Arrivée à Angoulême. Le parvis de la gare est assez désert. C’est pourtant l’ouverture du festival de la BD. Loin du monde des bulles, on tente de repérer la nouvelle médiathèque, qui a été inaugurée le 18 décembre. Il suffit de se retourner vers les rails pour l’identifier. Deux grands wagons empilés, l’un noir, l’autre doré, assortis aux teintes de la station, donnent l’impression qu’ils vont se mettre en mouvement. Impossible de traverser les voies. Il faut faire tout un détour, emprunter un pont, pour parvenir au quartier de l’Houmeau où cet équipement culturel a surgi, dans cette ancienne zone industrielle populaire, en rénovation urbaine. Encore en travaux. Une promenade verte doit couler vers la Charente, des logements, des entreprises et un grand parking sont attendus.
En s’approchant du bâtiment, c’est un autre jeu de volumes qui s’exprime. Cinq parallélépipèdes colorés, des boîtes toutes ouvertes par des baies vitrées à leurs deux extrémités, sont empilées. De telle sorte qu’elles forment, vues des hauteurs de la ville, le A d’Angoulême. D’où son nom, L’Alpha. Une vraie rupture avec les petites maisonnettes en pierre alentour. Sans que ce signal assumé ne soit trop agressif. Une mosaïque de lames d’aluminium (ou ventelles) pour les façades – gris, grenat, mordorés, noir –, du verre, du béton et de l’acier qui se combinent, et des jardinets tout autour, certains en décaissés, où les plantes lancent leurs premières lianes et feuilles timides. Voici pour l’empaquetage de cet équipement. Le temps gris ne permet pas de jouir des reflets de l’aluminium anodisé qu’il plaira au soleil de mettre en lumière.

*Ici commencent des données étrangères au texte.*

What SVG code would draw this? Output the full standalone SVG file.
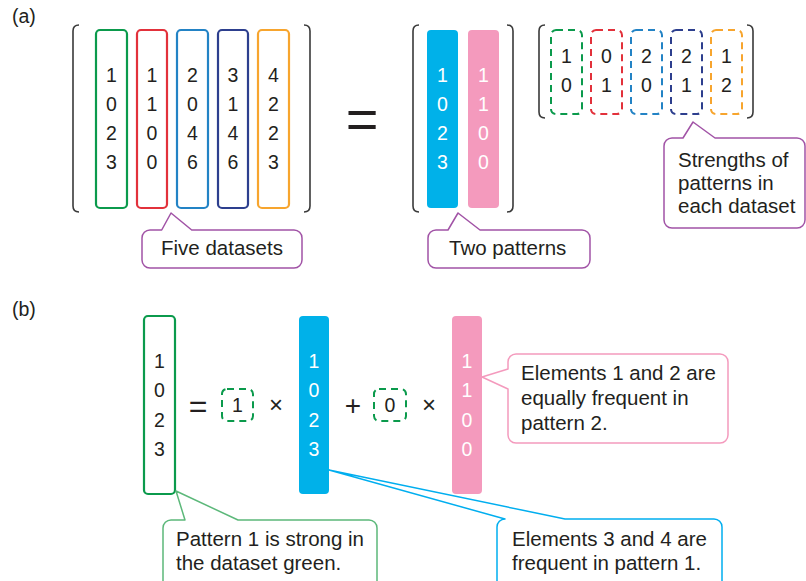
<svg xmlns="http://www.w3.org/2000/svg" width="806" height="581" viewBox="0 0 806 581">
  <style>
    text { font-family: "Liberation Sans", Arial, sans-serif; fill: #231f20; }
    .num { font-size: 19.5px; text-anchor: middle; }
    .wnum { font-size: 19.5px; text-anchor: middle; fill: #ffffff; }
    .lbl { font-size: 19.5px; }
    .note { font-size: 20.5px; }
    .op { text-anchor: middle; }
    .col { fill: none; stroke-width: 2.2; }
    .dash { fill: none; stroke-width: 2; stroke-dasharray: 7 5; }
    .bracket { fill: none; stroke: #3a3a3a; stroke-width: 1.6; }
    .callout { fill: #ffffff; stroke-width: 1.5; stroke-linejoin: round; }
    .green { stroke: #0b9a4c; }
    .red { stroke: #e2313b; }
    .blue { stroke: #2383c5; }
    .navy { stroke: #2d3f8e; }
    .orange { stroke: #f7a52e; }
  </style>

  <!-- panel labels -->
  <text class="lbl" x="12" y="23">(a)</text>
  <text class="lbl" x="12" y="316">(b)</text>

  <!-- (a) data matrix: five datasets -->
  <g id="data-matrix">
    <path class="bracket" d="M79,25 Q73,25 73,31 V206 Q73,212 79,212"/>
    <path class="bracket" d="M304,25 Q310,25 310,31 V206 Q310,212 304,212"/>
    <rect class="col green" x="96" y="30" width="31" height="178" rx="4"/>
    <rect class="col red" x="137" y="30" width="30" height="178" rx="4"/>
    <rect class="col blue" x="177" y="30" width="31" height="178" rx="4"/>
    <rect class="col navy" x="218" y="30" width="30" height="178" rx="4"/>
    <rect class="col orange" x="258" y="30" width="31" height="178" rx="4"/>
    <g class="cells">
      <text class="num" x="111.5" y="82">1</text><text class="num" x="111.5" y="111">0</text><text class="num" x="111.5" y="140">2</text><text class="num" x="111.5" y="169">3</text>
      <text class="num" x="152" y="82">1</text><text class="num" x="152" y="111">1</text><text class="num" x="152" y="140">0</text><text class="num" x="152" y="169">0</text>
      <text class="num" x="192.5" y="82">2</text><text class="num" x="192.5" y="111">0</text><text class="num" x="192.5" y="140">4</text><text class="num" x="192.5" y="169">6</text>
      <text class="num" x="233" y="82">3</text><text class="num" x="233" y="111">1</text><text class="num" x="233" y="140">4</text><text class="num" x="233" y="169">6</text>
      <text class="num" x="273.5" y="82">4</text><text class="num" x="273.5" y="111">2</text><text class="num" x="273.5" y="140">2</text><text class="num" x="273.5" y="169">3</text>
    </g>
  </g>

  <text class="op" x="362" y="138" font-size="56">=</text>

  <!-- (a) pattern matrix -->
  <g id="pattern-matrix">
    <path class="bracket" d="M419,25 Q413,25 413,31 V206 Q413,212 419,212"/>
    <path class="bracket" d="M507,25 Q513,25 513,31 V206 Q513,212 507,212"/>
    <rect x="427" y="30" width="31" height="178" rx="4" fill="#00b1e9"/>
    <rect x="468" y="30" width="31" height="178" rx="4" fill="#f49abd"/>
    <text class="wnum" x="442.5" y="82">1</text><text class="wnum" x="442.5" y="111">0</text><text class="wnum" x="442.5" y="140">2</text><text class="wnum" x="442.5" y="169">3</text>
    <text class="wnum" x="483.5" y="82">1</text><text class="wnum" x="483.5" y="111">1</text><text class="wnum" x="483.5" y="140">0</text><text class="wnum" x="483.5" y="169">0</text>
  </g>

  <!-- (a) strength matrix -->
  <g id="strength-matrix">
    <path class="bracket" d="M545,25 Q539,25 539,31 V112 Q539,118 545,118"/>
    <path class="bracket" d="M747,25 Q753,25 753,31 V112 Q753,118 747,118"/>
    <rect class="dash green" x="551" y="30" width="31" height="84" rx="5"/>
    <rect class="dash red" x="591" y="30" width="31" height="84" rx="5"/>
    <rect class="dash blue" x="631" y="30" width="31" height="84" rx="5"/>
    <rect class="dash navy" x="671" y="30" width="31" height="84" rx="5"/>
    <rect class="dash orange" x="711" y="30" width="31" height="84" rx="5"/>
    <text class="num" x="566.5" y="63">1</text><text class="num" x="566.5" y="92">0</text>
    <text class="num" x="606.5" y="63">0</text><text class="num" x="606.5" y="92">1</text>
    <text class="num" x="646.5" y="63">2</text><text class="num" x="646.5" y="92">0</text>
    <text class="num" x="686.5" y="63">2</text><text class="num" x="686.5" y="92">1</text>
    <text class="num" x="726.5" y="63">1</text><text class="num" x="726.5" y="92">2</text>
  </g>

  <!-- (b) decomposition of the green dataset -->
  <g id="green-dataset">
    <rect class="col green" x="144" y="316" width="31" height="178" rx="4"/>
    <text class="num" x="159.5" y="368">1</text><text class="num" x="159.5" y="397">0</text><text class="num" x="159.5" y="427">2</text><text class="num" x="159.5" y="456">3</text>
  </g>
  <text class="op" x="198" y="417" font-size="32">=</text>
  <g id="weight-1">
    <rect class="dash green" x="222" y="389" width="31" height="32" rx="5"/>
    <text class="num" x="237.5" y="412">1</text>
  </g>
  <text class="op" x="276" y="413" font-size="24">×</text>
  <g id="pattern-1">
    <rect x="299" y="316" width="30" height="178" rx="4" fill="#00b1e9"/>
    <text class="wnum" x="314" y="368">1</text><text class="wnum" x="314" y="397">0</text><text class="wnum" x="314" y="427">2</text><text class="wnum" x="314" y="456">3</text>
  </g>
  <text class="op" x="353" y="415" font-size="28">+</text>
  <g id="weight-2">
    <rect class="dash green" x="374" y="389" width="32" height="32" rx="5"/>
    <text class="num" x="390" y="412">0</text>
  </g>
  <text class="op" x="429" y="413" font-size="24">×</text>
  <g id="pattern-2">
    <rect x="452" y="316" width="30" height="178" rx="4" fill="#f49abd"/>
    <text class="wnum" x="467" y="368">1</text><text class="wnum" x="467" y="397">1</text><text class="wnum" x="467" y="427">0</text><text class="wnum" x="467" y="456">0</text>
  </g>

  <!-- callouts; each outline includes its pointer -->
  <g id="connectors">
    <g id="note-five-datasets">
      <path class="callout" stroke="#a153a6" d="M150,230 H161.7 L171,213 L191.7,230 H294 A8,8 0 0 1 302,238 V260 A8,8 0 0 1 294,268 H150 A8,8 0 0 1 142,260 V238 A8,8 0 0 1 150,230 Z"/>
      <text class="note" x="161" y="255">Five datasets</text>
    </g>
    <g id="note-two-patterns">
      <path class="callout" stroke="#a153a6" d="M436,230 H448 L458,213 L480,230 H582 A8,8 0 0 1 590,238 V260 A8,8 0 0 1 582,268 H436 A8,8 0 0 1 428,260 V238 A8,8 0 0 1 436,230 Z"/>
      <text class="note" x="449" y="255">Two patterns</text>
    </g>
    <g id="note-strengths">
      <path class="callout" stroke="#a153a6" d="M672,138 H683 L693,122 L715,138 H797 A8,8 0 0 1 805,146 V220 A8,8 0 0 1 797,228 H672 A8,8 0 0 1 664,220 V146 A8,8 0 0 1 672,138 Z"/>
      <text class="note" x="678" y="167">Strengths of</text>
      <text class="note" x="678" y="190">patterns in</text>
      <text class="note" x="678" y="213">each dataset</text>
    </g>
    <g id="note-pattern-2">
      <path class="callout" stroke="#f49abd" stroke-width="1.3" d="M516,354 H720 A8,8 0 0 1 728,362 V435 A8,8 0 0 1 720,443 H516 A8,8 0 0 1 508,435 V389 L482,377 L508,369 V362 A8,8 0 0 1 516,354 Z"/>
      <text class="note" x="521" y="380">Elements 1 and 2 are</text>
      <text class="note" x="521" y="405">equally frequent in</text>
      <text class="note" x="521" y="430">pattern 2.</text>
    </g>
    <g id="note-green">
      <path class="callout" stroke="#5cb87a" stroke-width="1.3" d="M171,520 H185 L176,491 L238,520 H369 A8,8 0 0 1 377,528 V590 H163 V528 A8,8 0 0 1 171,520 Z"/>
      <text class="note" x="176" y="546">Pattern 1 is strong in</text>
      <text class="note" x="176" y="570">the dataset green.</text>
    </g>
    <g id="note-pattern-1">
      <path class="callout" stroke="#00aeef" stroke-width="1.3" d="M505,519 L329,470 L565,519 H714 A8,8 0 0 1 722,527 V590 H497 V527 A8,8 0 0 1 505,519 Z"/>
      <text class="note" x="512" y="546">Elements 3 and 4 are</text>
      <text class="note" x="512" y="570">frequent in pattern 1.</text>
    </g>
  </g>
</svg>
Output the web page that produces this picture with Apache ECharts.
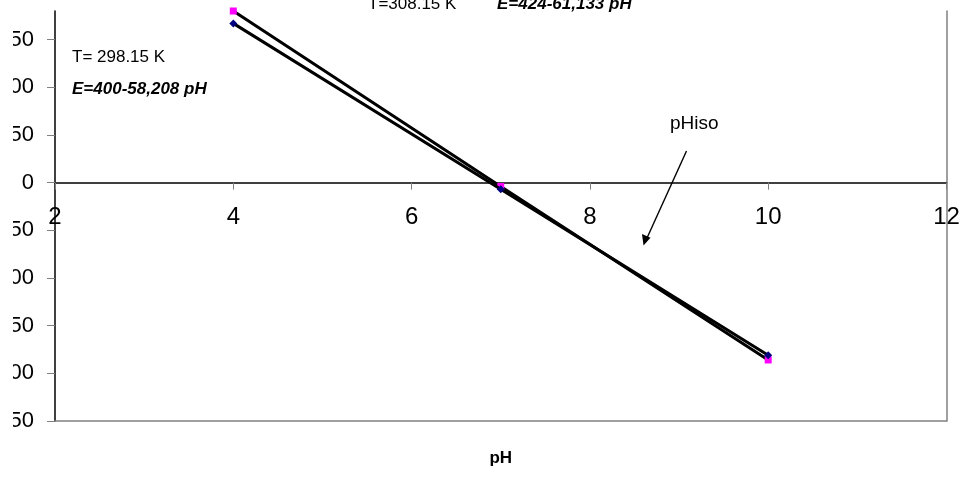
<!DOCTYPE html>
<html><head><meta charset="utf-8">
<script src="https://cdn.jsdelivr.net/npm/echarts@6/dist/echarts.min.js"></script>
<style>html,body{margin:0;padding:0;background:#fff}#c{width:964px;height:493px}</style>
</head><body><div id="c"></div>
<script>
const pH = [4, 7, 10];
const E298 = [167, -7, -181];
const E308 = [180, -4, -186];
const xTicks = [2, 4, 6, 8, 10, 12];
const yTicks = [-250, -200, -150, -100, -50, 0, 50, 100, 150];
const yMin = -250, yMax = 180;
const FONT = "'Liberation Sans', Arial, sans-serif";

const chart = echarts.init(document.getElementById('c'), null, {renderer: 'canvas'});
const W = 964, H = 493;
const gridL = 55, gridR = 17.5, gridT = 11, gridB = 72;
const plotH = H - gridT - gridB;
const zeroOffset = -plotH * (0 - yMin) / (yMax - yMin);

chart.setOption({
  animation: false,
  backgroundColor: '#fff',
  grid: {left: gridL, right: gridR, top: gridT, bottom: gridB, containLabel: false, outerBoundsMode: 'none'},
  xAxis: [{
    type: 'value', min: 2, max: 12, interval: 2, position: 'bottom', offset: zeroOffset,
    axisLine: {onZero: false, lineStyle: {color: '#000', width: 1.5}},
    axisTick: {show: true, length: 7, lineStyle: {color: '#808080', width: 1}, customValues: xTicks},
    axisLabel: {fontSize: 24, color: '#000', fontFamily: FONT, margin: 23, customValues: xTicks},
    splitLine: {show: false}
  }, {
    type: 'value', min: 2, max: 12, position: 'bottom',
    axisLine: {onZero: false, lineStyle: {color: '#808080', width: 1.5}},
    axisTick: {show: false}, axisLabel: {show: false}, splitLine: {show: false},
    name: 'pH', nameLocation: 'middle', nameGap: 29,
    nameTextStyle: {fontSize: 17, fontWeight: 'bold', color: '#000', fontFamily: FONT}
  }],
  yAxis: [{
    type: 'value', min: yMin, max: yMax, interval: 50,
    axisLine: {show: true, onZero: false, lineStyle: {color: '#000', width: 1.5}},
    axisTick: {show: true, length: 8, lineStyle: {color: '#808080', width: 1}, customValues: yTicks},
    axisLabel: {fontSize: 22, color: '#000', fontFamily: FONT, margin: 21, customValues: yTicks},
    splitLine: {show: false}
  }, {
    type: 'value', min: yMin, max: yMax, position: 'right',
    axisLine: {show: true, onZero: false, lineStyle: {color: '#808080', width: 1.5}},
    axisTick: {show: false}, axisLabel: {show: false}, splitLine: {show: false}
  }],
  series: [{
    name: 'T=298.15 K', type: 'line', xAxisIndex: 0, yAxisIndex: 0,
    data: pH.map((x, i) => [x, E298[i]]),
    symbol: 'diamond', symbolSize: 8,
    itemStyle: {color: '#000080'},
    lineStyle: {color: '#000', width: 3},
    z: 3
  }, {
    name: 'T=308.15 K', type: 'line', xAxisIndex: 0, yAxisIndex: 0,
    data: pH.map((x, i) => [x, E308[i]]),
    symbol: 'rect', symbolSize: 7,
    itemStyle: {color: '#FF00FF'},
    lineStyle: {color: '#000', width: 3},
    z: 2
  }],
  graphic: [
    {type: 'rect', shape: {x: 0, y: 0, width: 13, height: H}, style: {fill: '#fff'}, z: 100},
    {type: 'text', x: 72, y: 57, style: {text: 'T= 298.15 K', font: '17px ' + FONT, fill: '#000', verticalAlign: 'middle'}, z: 50},
    {type: 'text', x: 72, y: 89.5, style: {text: 'E=400-58,208 pH', font: 'italic bold 17px ' + FONT, fill: '#000', verticalAlign: 'middle'}, z: 50},
    {type: 'text', x: 368, y: 4, style: {text: 'T=308.15 K', font: '17px ' + FONT, fill: '#000', verticalAlign: 'middle'}, z: 50},
    {type: 'text', x: 497, y: 4, style: {text: 'E=424-61,133 pH', font: 'italic bold 17px ' + FONT, fill: '#000', verticalAlign: 'middle'}, z: 50},
    {type: 'text', x: 670, y: 124, style: {text: 'pHiso', font: '19px ' + FONT, fill: '#000', verticalAlign: 'middle'}, z: 50},
    {type: 'line', shape: {x1: 686.5, y1: 151, x2: 647, y2: 238}, style: {stroke: '#000', lineWidth: 1.4}, z: 50},
    {type: 'polygon', shape: {points: [[643.5, 245.5], [642, 234], [650.5, 237.8]]}, style: {fill: '#000'}, z: 50}
  ]
});
</script></body></html>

Rentrons, il pleut ! Le grand hall d’accueil, prolongement des jardins extérieurs, dessert quatre niveaux. Deux ascenseurs, un escalier central camouflé par une grosse lanterne en lévitation, dont les parois blanches servent d’écrans pour des projections. Et deux autres escaliers, tels des passerelles d’avions, qui invitent à embarquer. Deux étages plus hauts, on se retrouve à l’Alpha Café, ouvert sur une large terrasse. Là, on décolle un peu, avec la vue sur le plateau historique, cet éperon angoumoisin dominant la Charente. “C’est un panorama inversé, il n’y avait pas de telle vue”, explique, amusée, l’architecte Françoise Raynaud, de l’agence parisienne Loci Anima.
Mais nous ne sommes pas que dans un bel emballage belvédère. Dans ce “grand magasin culturel”, tel qu’il est défini par l’agglomération du Grand Angoulème (maître d’ouvrage), il y a 130 000 titres classés – livres, magazines, journaux, DVD, CD, création numérique – dont 25 000 documents patrimoniaux et 18 000 BD. Et des écrans. C’est “un troisième lieu, entre travail et maison, une médiathèque nouvelle génération, ouverte”, préfère dire Françoise Raynaud. Là, elle a organisé trois mondes : “comprendre”, “imaginer”, “créer”. Ces espaces ont leurs couleurs et mobilier spécifiques, et offrent des extraits de paysages différents. Voir défiler les trains est assez stimulant. Pas de système d’aménagement standard dans ce grand outil de culture, gratuit. Pour les enfants, des meubles à roulettes, une incitation à l’informel. Un auditorium de 99 places, qui peut être lui aussi ouvert à la lumière naturelle, accueille projections et débats. On peut consulter, s’asseoir sur une large variété de 400 sièges confortables ou amusants, partager de grandes tables studieuses, ou s’isoler dans des petites loggias face à un ordinateur. La circulation d’un monde à l’autre est fluide. La climatologie intérieure est agréable. Car l’édifice est évidemment aux normes écologiques BBC (bâtiment basse consommation), il profite de la géothermie, et joue la ventilation naturelle. Il est par ailleurs parasismique. Coût de cette œuvre, 26,3 millions d’euros.
Depuis l’ouverture, 1000 visiteurs par jour sont venus ici consulter, travailler. Le tout Internet individualiste n’exclut pas le besoin de cliquer collectivement, ou de feuilleter du papier, nombre de villes qui ont fait le choix de bâtir une médiathèque le constatent.
Anne-Marie Fèvre
Médiathèque l’Alpha, 1, rue Coulomb, 16000, Angoulème. 05 45 94 56 00.